* **What is required**: Go through the entries and say how many lines contain the string "diagram". The number is the whole answer.

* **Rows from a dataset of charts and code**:

______________________________

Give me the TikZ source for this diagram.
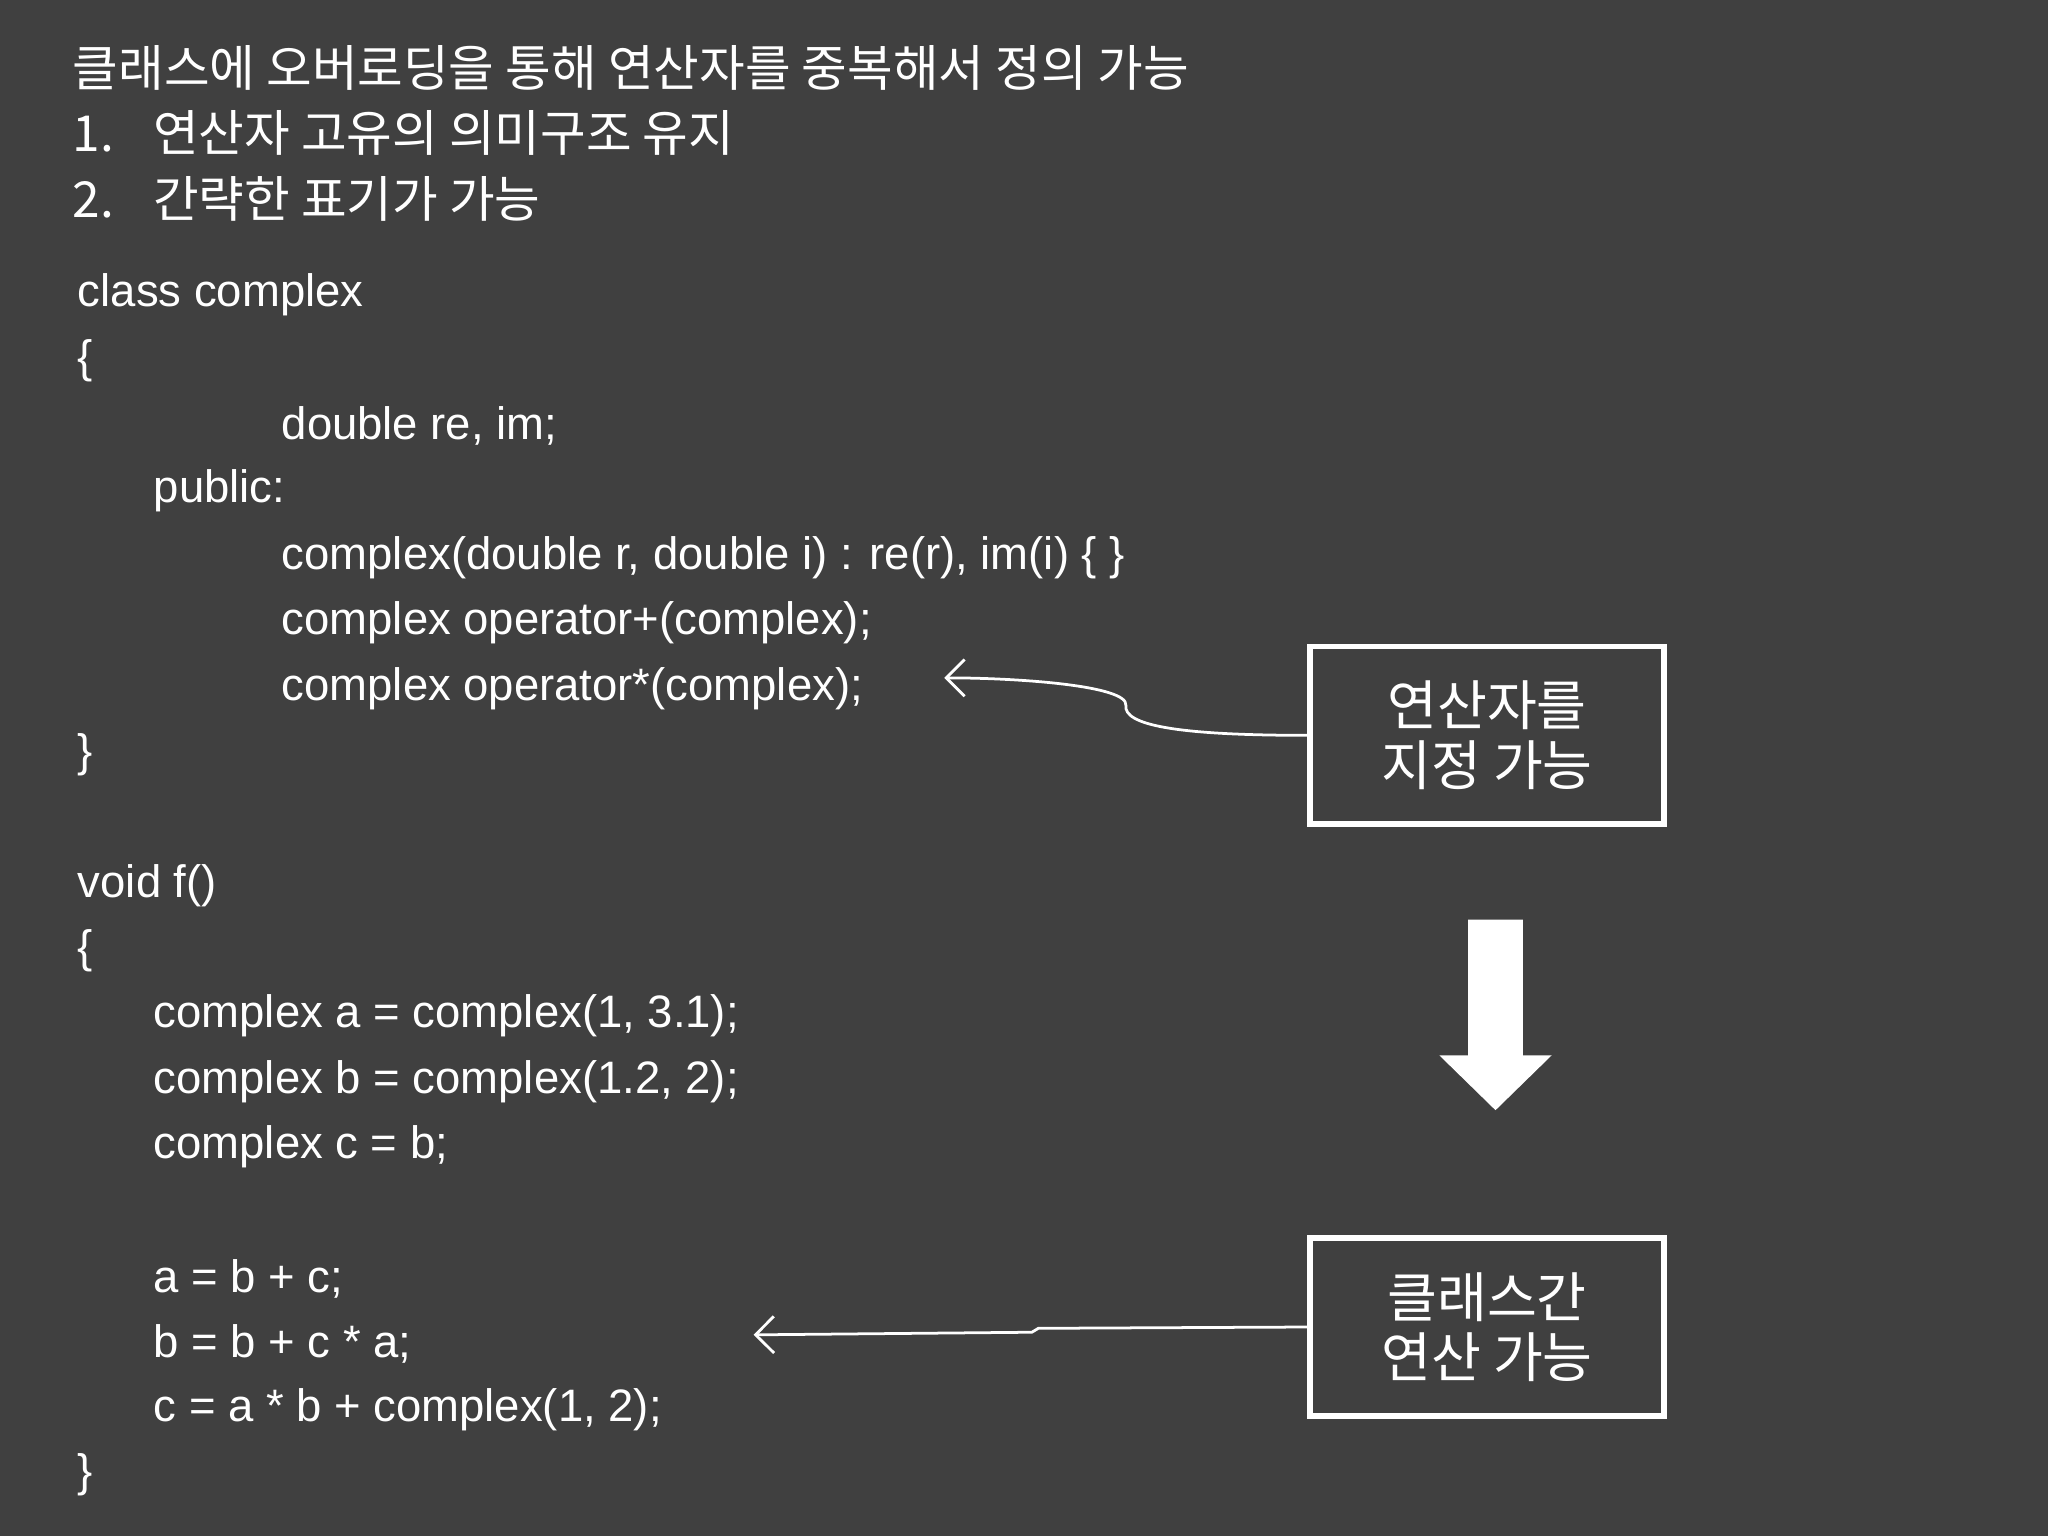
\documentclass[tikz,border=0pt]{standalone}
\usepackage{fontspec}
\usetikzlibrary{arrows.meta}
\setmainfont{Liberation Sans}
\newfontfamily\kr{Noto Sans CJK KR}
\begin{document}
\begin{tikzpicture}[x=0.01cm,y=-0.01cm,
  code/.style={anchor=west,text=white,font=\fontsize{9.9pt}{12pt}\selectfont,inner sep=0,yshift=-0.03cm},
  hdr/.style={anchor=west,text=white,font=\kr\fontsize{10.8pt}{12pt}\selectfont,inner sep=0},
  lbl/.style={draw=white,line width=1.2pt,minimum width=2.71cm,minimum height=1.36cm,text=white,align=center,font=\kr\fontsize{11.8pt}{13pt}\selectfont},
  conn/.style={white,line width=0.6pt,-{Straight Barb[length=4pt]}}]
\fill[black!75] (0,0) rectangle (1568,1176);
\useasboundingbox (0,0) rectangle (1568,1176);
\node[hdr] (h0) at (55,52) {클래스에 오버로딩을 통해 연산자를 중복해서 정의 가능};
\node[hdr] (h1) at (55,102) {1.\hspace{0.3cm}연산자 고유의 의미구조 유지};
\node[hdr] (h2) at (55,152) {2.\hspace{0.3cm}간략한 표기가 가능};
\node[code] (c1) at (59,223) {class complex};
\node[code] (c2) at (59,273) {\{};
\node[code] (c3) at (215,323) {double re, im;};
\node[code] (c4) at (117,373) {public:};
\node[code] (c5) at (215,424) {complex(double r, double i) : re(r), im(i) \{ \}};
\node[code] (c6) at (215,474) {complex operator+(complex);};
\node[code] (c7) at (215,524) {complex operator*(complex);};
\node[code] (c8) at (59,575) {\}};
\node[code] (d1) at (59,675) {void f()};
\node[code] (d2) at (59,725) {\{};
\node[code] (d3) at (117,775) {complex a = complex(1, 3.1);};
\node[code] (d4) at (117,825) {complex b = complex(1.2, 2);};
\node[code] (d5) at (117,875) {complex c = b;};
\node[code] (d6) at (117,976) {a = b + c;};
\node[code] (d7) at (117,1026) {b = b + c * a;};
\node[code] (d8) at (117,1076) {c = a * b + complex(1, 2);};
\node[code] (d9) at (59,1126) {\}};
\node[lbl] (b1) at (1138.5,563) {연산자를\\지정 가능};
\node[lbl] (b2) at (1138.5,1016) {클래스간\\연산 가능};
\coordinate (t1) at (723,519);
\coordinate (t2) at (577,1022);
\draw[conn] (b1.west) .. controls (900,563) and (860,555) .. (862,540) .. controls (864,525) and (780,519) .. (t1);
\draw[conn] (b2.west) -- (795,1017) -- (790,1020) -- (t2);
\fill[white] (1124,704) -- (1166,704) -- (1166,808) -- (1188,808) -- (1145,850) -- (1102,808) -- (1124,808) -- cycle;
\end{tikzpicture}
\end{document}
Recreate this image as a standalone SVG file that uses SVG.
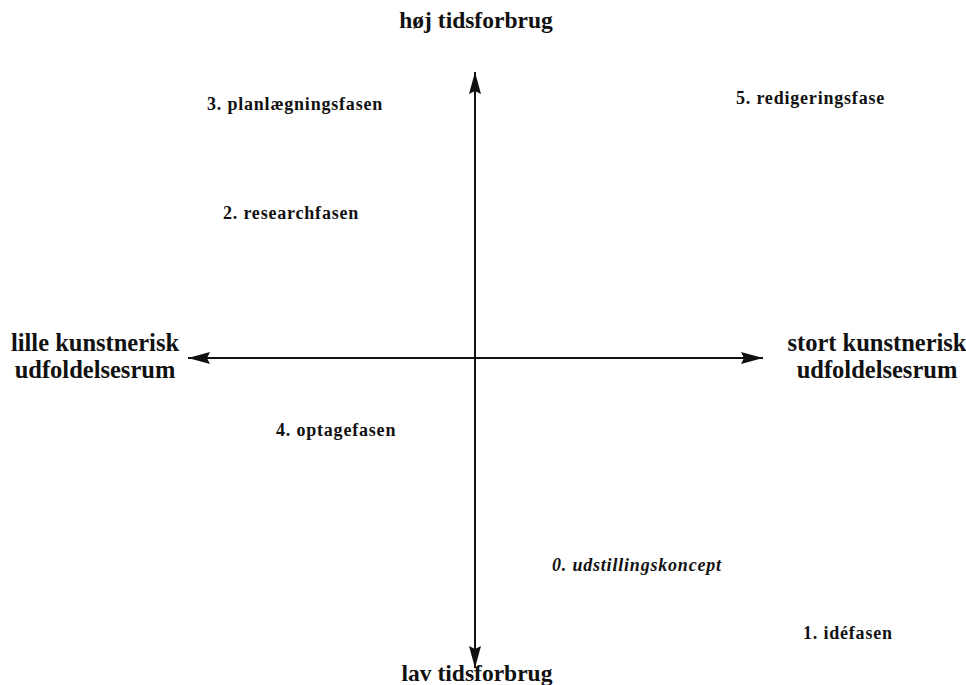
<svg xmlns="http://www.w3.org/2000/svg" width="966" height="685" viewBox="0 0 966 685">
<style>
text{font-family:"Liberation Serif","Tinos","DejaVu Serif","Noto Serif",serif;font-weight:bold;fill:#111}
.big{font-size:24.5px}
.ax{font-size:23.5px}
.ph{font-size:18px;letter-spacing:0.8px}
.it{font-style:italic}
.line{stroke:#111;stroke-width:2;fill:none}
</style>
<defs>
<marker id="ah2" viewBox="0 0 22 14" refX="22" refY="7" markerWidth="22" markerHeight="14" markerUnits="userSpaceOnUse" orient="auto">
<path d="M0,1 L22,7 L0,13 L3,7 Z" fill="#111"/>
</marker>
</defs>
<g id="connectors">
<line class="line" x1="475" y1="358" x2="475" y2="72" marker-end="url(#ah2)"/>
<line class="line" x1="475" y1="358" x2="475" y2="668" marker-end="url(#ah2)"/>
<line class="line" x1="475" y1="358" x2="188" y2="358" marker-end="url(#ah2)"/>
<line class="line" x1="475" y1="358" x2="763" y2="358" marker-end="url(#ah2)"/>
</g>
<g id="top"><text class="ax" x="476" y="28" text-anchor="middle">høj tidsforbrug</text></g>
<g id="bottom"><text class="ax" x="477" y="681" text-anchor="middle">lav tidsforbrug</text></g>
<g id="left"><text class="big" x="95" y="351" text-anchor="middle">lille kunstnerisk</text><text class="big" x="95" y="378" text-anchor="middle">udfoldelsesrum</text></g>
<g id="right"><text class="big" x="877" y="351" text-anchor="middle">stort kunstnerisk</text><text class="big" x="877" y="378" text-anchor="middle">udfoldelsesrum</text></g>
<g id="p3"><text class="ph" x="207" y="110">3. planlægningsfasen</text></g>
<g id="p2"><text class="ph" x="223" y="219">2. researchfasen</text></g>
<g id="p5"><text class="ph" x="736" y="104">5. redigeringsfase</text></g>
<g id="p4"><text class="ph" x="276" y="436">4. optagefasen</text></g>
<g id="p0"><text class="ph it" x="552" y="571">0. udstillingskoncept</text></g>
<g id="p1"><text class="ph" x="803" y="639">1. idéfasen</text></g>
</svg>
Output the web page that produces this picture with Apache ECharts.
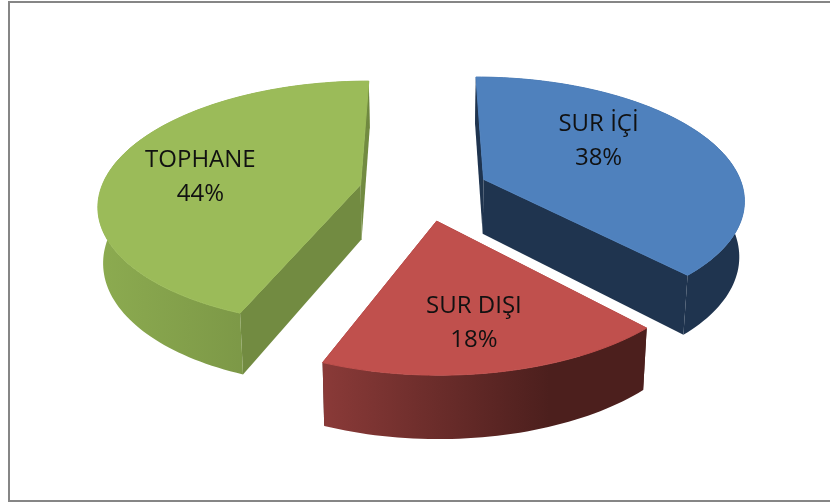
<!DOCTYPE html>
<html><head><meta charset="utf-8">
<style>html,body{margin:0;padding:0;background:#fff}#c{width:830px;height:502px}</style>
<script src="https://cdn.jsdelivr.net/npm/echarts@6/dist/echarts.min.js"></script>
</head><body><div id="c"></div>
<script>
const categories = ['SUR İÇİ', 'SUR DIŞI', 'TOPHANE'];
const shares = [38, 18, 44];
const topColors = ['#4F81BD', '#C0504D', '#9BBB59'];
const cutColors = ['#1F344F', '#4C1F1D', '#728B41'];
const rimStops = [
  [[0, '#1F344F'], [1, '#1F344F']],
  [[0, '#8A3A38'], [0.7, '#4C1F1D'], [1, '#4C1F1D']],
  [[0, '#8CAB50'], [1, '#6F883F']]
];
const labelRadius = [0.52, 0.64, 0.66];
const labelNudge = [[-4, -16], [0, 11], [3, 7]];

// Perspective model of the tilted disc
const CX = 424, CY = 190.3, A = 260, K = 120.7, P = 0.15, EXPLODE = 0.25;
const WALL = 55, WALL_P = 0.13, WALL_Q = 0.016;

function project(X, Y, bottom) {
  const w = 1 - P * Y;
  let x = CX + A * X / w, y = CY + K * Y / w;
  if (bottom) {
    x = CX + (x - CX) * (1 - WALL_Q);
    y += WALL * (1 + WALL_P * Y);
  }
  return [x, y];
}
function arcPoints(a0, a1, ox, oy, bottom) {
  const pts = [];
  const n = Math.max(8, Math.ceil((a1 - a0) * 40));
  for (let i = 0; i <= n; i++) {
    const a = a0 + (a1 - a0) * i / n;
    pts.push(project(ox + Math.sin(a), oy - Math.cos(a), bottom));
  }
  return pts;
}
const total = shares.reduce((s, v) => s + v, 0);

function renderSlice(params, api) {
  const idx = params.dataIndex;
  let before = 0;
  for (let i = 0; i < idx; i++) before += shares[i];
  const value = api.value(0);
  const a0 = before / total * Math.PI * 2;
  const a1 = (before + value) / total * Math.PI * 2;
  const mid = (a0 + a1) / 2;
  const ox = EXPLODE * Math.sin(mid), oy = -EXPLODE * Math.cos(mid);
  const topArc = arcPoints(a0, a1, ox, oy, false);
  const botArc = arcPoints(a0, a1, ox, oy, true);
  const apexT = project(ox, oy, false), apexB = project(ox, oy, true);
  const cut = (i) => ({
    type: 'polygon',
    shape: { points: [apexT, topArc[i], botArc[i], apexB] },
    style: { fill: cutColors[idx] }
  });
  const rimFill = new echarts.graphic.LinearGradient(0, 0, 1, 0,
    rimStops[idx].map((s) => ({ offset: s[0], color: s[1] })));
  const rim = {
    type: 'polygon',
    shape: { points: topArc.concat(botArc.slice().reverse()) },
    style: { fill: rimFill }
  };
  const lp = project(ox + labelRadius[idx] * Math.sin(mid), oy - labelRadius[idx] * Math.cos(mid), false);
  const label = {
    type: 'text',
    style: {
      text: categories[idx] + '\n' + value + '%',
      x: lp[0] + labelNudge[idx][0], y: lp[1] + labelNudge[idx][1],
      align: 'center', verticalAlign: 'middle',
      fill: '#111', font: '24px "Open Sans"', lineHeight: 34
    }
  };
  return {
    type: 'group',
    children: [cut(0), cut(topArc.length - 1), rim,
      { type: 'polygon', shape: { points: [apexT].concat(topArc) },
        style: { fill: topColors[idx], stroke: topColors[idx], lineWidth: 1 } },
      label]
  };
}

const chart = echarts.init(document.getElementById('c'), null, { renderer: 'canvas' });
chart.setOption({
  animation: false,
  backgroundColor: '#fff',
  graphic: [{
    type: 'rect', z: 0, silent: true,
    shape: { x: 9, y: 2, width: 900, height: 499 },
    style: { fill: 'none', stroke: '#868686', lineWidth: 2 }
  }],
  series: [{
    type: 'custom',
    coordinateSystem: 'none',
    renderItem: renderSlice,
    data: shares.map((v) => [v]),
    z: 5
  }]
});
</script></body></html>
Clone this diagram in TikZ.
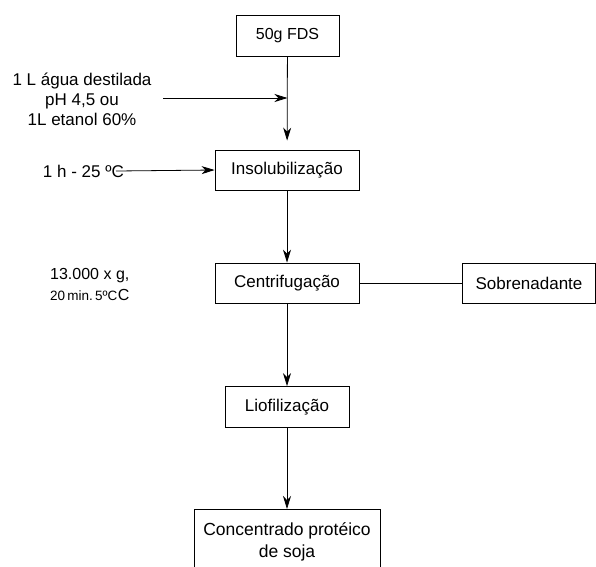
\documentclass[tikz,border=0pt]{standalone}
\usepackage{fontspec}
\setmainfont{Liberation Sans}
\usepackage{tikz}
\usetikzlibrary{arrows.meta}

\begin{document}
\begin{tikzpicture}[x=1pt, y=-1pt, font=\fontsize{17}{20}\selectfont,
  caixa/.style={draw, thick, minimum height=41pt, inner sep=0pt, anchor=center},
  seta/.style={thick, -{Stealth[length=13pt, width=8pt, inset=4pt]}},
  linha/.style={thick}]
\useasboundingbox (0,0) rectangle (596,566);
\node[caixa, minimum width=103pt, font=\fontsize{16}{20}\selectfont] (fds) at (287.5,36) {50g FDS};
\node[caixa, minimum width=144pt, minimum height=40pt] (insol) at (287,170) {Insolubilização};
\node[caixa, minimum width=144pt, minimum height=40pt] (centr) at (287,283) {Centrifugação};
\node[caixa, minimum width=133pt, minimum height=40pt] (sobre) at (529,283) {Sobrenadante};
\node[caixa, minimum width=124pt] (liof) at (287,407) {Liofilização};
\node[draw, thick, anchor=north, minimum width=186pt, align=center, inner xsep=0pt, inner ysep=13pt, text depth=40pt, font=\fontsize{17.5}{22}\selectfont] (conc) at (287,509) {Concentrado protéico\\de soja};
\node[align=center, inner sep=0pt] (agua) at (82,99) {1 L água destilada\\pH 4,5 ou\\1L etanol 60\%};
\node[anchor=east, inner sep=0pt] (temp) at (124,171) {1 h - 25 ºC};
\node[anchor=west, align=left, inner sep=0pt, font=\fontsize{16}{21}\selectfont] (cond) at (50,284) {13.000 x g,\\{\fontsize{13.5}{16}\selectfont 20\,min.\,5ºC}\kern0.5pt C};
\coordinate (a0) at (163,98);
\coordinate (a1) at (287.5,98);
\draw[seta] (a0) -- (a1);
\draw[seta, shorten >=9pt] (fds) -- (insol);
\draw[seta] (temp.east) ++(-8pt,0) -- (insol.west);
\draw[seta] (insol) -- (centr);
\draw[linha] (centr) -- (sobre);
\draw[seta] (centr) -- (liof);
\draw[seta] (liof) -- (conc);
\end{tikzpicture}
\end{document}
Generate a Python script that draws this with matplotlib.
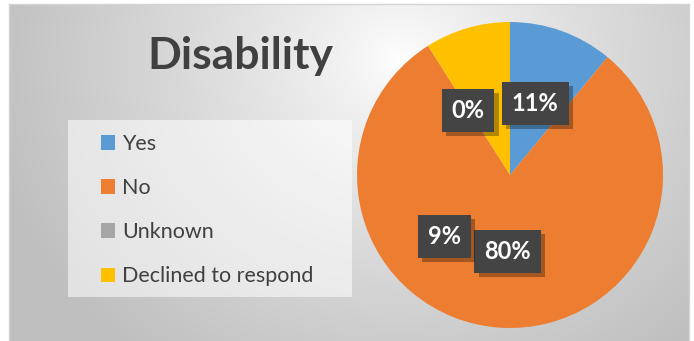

______________________________

* **Right answer**: 2